Aan grote namen in zijn leven ontbreekt het hem nochtans niet, zo kreeg Sarrechia aan het conservatorium van Antwerpen les van ondere anderen Bob van Asperen en Menno van Delft, en Richard Egarr begeleidde hem aan het conservatorium van Amsterdam. Hij volgde masterclasses bij o.a. Gustav Leonhardt, Christophe Rousset en Sigiswald Kuijken onder wiens auspiciën hij tevens speelt bij La Petite Bande. Of de expertise van die generatie niet te hoog boven hem uittorent en welke positie hij als jonge muzikant inneemt, daar is hij resoluut over: “Positie innemen? Valt er een positie te kiezen? Iedereen moet doen wat hij wil, dus ik doe mijn ding. En uiteraard ben ik daar schatplichtig aan Bob. Als je les krijgt van iemand, neem je sowieso dingen over, maar ik imiteer niemand bewust. Ik weet dat Bob Paduana lachrymae van Sweelinck onlangs heeft opgenomen op een origineel klavecimbel, en ik weet dat we dat beiden anders spelen. Ook het omgekeerde is trouwens waar: alles radicaal anders willen doen, is ook niet mijn stijl. Wij zijn dwergen op de schouders van reuzen.”

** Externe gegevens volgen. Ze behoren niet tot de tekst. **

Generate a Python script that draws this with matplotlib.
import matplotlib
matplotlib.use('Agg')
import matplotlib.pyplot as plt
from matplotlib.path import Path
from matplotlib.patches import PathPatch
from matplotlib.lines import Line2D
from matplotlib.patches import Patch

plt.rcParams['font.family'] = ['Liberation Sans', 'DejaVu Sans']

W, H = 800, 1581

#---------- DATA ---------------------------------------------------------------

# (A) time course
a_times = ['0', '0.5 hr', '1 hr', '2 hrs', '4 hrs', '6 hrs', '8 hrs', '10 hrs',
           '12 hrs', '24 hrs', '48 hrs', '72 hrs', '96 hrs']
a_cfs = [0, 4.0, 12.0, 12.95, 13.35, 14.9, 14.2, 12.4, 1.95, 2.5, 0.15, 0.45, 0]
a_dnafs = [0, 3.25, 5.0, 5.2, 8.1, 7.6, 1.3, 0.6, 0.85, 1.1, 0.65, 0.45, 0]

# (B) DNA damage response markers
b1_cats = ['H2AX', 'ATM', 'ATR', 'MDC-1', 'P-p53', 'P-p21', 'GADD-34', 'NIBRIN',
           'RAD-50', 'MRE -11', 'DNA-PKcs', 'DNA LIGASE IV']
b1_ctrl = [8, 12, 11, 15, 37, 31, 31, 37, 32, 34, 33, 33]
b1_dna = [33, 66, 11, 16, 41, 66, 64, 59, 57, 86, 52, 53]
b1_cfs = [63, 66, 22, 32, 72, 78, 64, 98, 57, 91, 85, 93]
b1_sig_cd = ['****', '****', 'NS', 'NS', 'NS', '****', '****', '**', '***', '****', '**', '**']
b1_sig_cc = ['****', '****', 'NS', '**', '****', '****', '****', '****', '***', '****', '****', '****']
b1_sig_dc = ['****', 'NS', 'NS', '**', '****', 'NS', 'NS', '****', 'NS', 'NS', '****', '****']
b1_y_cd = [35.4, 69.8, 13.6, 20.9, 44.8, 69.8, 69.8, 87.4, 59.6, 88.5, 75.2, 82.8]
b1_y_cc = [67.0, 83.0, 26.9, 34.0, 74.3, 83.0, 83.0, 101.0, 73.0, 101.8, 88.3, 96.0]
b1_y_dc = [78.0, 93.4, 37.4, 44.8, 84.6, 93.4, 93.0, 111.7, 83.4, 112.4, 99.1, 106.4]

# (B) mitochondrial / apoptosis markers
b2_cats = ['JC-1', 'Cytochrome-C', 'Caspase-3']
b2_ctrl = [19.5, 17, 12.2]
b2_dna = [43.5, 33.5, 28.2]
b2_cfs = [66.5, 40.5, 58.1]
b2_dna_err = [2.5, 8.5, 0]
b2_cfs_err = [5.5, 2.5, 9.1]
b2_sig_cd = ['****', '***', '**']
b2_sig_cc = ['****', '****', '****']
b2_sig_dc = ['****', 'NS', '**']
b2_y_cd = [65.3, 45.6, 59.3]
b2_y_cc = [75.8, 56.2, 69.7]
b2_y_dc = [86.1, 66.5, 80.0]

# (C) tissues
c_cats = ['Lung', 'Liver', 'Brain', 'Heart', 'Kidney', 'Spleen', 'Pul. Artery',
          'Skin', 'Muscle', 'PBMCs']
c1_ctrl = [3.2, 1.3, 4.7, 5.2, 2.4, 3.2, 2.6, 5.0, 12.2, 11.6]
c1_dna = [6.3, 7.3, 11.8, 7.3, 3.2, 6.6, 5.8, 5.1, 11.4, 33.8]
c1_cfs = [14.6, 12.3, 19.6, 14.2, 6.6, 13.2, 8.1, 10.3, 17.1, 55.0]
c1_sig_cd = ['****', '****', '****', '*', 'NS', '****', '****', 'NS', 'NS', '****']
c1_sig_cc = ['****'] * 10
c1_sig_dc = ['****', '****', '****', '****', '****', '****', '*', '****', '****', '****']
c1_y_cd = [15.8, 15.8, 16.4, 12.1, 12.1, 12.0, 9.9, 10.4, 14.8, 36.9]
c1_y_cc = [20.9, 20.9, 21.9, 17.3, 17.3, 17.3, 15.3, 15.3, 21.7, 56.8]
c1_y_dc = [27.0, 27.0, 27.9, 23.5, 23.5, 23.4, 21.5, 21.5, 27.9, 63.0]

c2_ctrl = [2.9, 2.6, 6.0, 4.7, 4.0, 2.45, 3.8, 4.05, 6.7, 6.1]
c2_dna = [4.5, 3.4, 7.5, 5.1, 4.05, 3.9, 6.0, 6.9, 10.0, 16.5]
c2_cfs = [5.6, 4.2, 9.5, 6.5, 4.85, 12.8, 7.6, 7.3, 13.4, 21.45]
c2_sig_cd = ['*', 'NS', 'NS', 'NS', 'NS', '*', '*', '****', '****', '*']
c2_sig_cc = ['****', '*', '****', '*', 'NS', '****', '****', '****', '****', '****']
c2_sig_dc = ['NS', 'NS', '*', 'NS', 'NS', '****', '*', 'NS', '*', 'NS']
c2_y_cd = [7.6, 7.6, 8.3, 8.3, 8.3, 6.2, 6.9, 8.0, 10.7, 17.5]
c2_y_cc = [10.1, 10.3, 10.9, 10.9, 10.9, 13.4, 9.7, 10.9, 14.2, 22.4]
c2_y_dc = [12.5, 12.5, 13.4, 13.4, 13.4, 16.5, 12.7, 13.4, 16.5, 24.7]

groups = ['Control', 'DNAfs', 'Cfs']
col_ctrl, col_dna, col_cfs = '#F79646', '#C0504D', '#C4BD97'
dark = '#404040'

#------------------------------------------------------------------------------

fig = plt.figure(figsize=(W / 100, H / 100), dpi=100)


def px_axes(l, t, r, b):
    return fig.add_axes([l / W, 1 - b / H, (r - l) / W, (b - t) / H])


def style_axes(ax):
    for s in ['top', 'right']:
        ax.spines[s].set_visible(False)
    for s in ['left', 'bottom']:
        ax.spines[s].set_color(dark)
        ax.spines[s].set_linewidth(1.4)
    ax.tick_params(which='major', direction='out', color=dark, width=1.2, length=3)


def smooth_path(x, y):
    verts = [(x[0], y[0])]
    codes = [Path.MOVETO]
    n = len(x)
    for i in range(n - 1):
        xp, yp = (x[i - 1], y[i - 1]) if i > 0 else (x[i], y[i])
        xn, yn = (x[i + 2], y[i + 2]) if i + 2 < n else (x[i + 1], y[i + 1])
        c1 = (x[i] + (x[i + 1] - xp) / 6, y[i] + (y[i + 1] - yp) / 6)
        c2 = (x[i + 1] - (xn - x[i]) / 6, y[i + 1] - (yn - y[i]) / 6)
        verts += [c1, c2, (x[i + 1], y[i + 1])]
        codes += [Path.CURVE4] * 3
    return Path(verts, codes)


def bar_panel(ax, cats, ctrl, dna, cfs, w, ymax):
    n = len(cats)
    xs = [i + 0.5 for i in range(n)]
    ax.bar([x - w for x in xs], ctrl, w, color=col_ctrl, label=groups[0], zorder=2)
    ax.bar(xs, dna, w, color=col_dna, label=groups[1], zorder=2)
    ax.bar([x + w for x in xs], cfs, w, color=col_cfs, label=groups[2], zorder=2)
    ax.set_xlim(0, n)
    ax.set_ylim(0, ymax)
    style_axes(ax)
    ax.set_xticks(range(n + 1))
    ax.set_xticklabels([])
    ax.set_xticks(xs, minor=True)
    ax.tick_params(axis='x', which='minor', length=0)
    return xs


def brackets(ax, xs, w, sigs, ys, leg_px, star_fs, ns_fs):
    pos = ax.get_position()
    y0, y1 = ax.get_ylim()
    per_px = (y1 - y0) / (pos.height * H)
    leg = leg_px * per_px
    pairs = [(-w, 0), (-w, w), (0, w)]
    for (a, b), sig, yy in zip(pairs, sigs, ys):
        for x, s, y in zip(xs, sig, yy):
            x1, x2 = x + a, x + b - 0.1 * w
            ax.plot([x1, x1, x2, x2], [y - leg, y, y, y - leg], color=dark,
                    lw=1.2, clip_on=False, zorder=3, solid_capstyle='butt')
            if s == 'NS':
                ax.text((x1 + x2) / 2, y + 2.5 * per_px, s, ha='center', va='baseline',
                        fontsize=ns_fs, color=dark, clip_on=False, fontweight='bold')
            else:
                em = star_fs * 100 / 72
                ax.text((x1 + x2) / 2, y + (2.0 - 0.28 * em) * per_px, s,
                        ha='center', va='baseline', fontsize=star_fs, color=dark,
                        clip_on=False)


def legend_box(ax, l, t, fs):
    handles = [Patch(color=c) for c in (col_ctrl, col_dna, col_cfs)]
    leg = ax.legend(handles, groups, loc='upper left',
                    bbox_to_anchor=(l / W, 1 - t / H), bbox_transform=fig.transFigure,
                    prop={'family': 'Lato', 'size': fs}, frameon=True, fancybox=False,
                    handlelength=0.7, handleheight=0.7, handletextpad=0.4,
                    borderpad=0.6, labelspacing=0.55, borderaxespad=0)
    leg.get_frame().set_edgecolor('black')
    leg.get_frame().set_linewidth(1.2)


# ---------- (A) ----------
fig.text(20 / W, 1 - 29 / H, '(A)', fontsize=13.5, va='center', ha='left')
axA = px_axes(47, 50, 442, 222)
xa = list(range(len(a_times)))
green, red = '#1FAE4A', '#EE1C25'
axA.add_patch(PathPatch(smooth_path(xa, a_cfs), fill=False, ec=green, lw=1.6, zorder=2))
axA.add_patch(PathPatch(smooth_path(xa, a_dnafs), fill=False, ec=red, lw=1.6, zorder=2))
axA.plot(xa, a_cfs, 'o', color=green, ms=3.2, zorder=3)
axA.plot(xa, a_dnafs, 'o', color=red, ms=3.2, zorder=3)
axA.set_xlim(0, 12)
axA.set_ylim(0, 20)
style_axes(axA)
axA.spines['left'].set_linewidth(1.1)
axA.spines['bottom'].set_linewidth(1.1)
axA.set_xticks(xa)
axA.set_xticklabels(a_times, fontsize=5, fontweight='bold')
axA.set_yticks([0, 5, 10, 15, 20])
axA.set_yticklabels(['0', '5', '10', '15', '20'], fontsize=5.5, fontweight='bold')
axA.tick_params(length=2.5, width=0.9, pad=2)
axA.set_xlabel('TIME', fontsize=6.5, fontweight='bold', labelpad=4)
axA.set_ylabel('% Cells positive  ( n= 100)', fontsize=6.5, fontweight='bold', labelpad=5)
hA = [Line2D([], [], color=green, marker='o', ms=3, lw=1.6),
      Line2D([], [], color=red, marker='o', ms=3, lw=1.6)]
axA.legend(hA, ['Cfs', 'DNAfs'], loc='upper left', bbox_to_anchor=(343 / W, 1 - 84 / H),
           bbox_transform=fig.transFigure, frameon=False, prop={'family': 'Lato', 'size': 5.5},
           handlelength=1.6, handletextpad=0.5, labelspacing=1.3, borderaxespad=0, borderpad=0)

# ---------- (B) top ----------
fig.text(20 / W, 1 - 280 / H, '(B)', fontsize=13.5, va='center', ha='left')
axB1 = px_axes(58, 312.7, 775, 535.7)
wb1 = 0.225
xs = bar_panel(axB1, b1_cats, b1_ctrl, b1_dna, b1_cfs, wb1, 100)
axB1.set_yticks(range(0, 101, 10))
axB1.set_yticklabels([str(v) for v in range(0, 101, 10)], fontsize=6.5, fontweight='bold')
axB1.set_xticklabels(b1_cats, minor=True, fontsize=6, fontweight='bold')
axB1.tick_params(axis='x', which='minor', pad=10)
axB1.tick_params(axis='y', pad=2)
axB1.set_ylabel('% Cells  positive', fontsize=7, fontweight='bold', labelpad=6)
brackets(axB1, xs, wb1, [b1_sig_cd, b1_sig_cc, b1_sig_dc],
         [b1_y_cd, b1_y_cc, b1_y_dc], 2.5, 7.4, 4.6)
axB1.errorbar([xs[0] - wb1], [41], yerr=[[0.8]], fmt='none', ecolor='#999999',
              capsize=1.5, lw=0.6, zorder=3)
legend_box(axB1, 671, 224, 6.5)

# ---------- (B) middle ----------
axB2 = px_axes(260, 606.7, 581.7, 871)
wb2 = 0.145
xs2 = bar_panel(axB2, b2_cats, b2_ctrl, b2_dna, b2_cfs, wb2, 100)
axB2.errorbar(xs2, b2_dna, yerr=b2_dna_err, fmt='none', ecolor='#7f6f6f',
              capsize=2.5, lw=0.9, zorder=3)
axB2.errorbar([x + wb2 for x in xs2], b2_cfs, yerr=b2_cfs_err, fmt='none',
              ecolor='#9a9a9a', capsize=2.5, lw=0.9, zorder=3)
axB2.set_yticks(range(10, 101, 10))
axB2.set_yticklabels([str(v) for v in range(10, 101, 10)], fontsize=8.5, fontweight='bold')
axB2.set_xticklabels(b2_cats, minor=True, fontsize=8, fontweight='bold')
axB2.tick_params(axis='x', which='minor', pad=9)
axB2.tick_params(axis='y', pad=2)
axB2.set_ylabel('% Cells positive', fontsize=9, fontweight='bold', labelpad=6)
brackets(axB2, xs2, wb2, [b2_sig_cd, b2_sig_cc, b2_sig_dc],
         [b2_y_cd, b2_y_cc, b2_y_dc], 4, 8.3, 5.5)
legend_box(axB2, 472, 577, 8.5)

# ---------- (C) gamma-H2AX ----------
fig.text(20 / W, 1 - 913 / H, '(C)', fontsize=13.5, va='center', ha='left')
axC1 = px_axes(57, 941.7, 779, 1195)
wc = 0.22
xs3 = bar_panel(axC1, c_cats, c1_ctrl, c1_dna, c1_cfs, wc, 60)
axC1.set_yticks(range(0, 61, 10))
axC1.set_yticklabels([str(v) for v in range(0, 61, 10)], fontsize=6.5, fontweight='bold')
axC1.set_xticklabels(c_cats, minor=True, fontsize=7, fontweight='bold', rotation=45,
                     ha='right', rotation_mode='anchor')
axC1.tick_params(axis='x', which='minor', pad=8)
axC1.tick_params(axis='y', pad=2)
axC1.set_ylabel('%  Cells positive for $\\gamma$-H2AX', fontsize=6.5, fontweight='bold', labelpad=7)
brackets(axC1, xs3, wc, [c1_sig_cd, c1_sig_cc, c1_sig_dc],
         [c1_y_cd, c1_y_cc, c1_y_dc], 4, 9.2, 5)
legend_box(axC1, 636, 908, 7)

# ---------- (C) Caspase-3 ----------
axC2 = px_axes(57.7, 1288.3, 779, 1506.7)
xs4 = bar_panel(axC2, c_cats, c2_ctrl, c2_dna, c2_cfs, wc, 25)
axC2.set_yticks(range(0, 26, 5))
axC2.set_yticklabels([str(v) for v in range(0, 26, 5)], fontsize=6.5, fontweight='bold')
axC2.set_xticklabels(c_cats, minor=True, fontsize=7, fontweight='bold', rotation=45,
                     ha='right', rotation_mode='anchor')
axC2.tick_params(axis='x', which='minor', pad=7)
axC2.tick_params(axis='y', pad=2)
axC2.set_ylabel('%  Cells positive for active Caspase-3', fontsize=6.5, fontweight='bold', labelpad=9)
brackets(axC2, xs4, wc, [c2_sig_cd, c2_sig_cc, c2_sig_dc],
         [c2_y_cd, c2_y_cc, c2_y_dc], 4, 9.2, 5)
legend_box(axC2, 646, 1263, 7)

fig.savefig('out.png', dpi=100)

“Zullen concertzalen op veilig spelen en kiezen voor gevestigde namen of hebben ze voldoende lef om ook de jongere generatie een stem te geven?”

De vraag is of zijn generatie de kansen zal krijgen om haar waarheid te ontdekken en die verder vorm te geven. Want hoe het nieuwe normaal zich op gang zal trekken, weet niemand. Hervatten we het leven zoals we dat on hold hebben gezet of gaan we radicaal andere keuzes maken? En welke zullen dat zijn? De angst om in de nabije toekomst uit de boot te vallen, is er een die veel artiesten, en de jongste generatie in het bijzonder, delen. Ook Sarrechia dus: “Ik vrees er een beetje voor. Hoe zullen concertzalen hun programmatie hervatten? Zullen ze op veilig spelen en kiezen voor gevestigde namen of hebben ze voldoende lef om ook de jongere generatie een stem te geven? Toen het tussen de twee golven door ‘weer even mocht’ in Nederland, hebben we alleen maar kunnen vaststellen dat de grote concerthuizen voor zekerheid kozen. Met Amsterdam Corelli Collective merken we al langer dat het moeilijk is om als nieuwkomers te worden opgemerkt. Als het voorheen al zo’n strijd was, …?” Amsterdam Corelli Collective ontstond aan de oudemuziekafdeling van het Amsterdamse conservatorium, waar Sarrechia na zijn opleiding in Antwerpen studeerde. “Ondanks dat we daar wel projecten met grotere ensembles hadden, ontbrak strijkersmuziek er naar ons gevoel te veel.” Hun eerste concert dateert ondertussen van Sinterklaasavond 2013 en na een deelname in 2015 aan het eeemerging-programma van het Festival d’Ambronay (Emerging European Ensembles is een samenwerkingsproject tussen verschillende Europese partners waaronder het Centre culturel de Rencontre d’Ambronay), maakten ze in 2016 furore in onze International Young Artist’s Presentation tijdens Laus Polyphoniae.

Het verhaal van Amsterdam Corelli Collective mag dan momenteel jammer genoeg op losse schroeven staan, Sarrechia is beslist nog niet uitverteld. “Het programma dat ik voor deze concertopname speel – muziek voor klavecimbel die oorspronkelijk niet voor klavecimbel bestemd was – zou ik graag uitdiepen. Ik wil graag weten waar voor componisten die grens ligt, wanneer wordt het een genre op zich? Wat is het scheppingsverhaal van dergelijke composities? Verder breek ik graag een lans voor muziek van John Bull en Pieter van Maldere. Zeker die laatste mag vaker worden gehoord.” Voor het zover is, tellen we eerst af – alsof we een te langgerekte oudejaarsavond beleven – naar dat eerste concert met publiek. Want “applaus, kwam dat aan het einde van het concert of was dat aan het begin? Het is al zo lang geleden dat ik het niet meer weet!” Ik ook niet. (We lachen beiden hardop en zuchten diep.)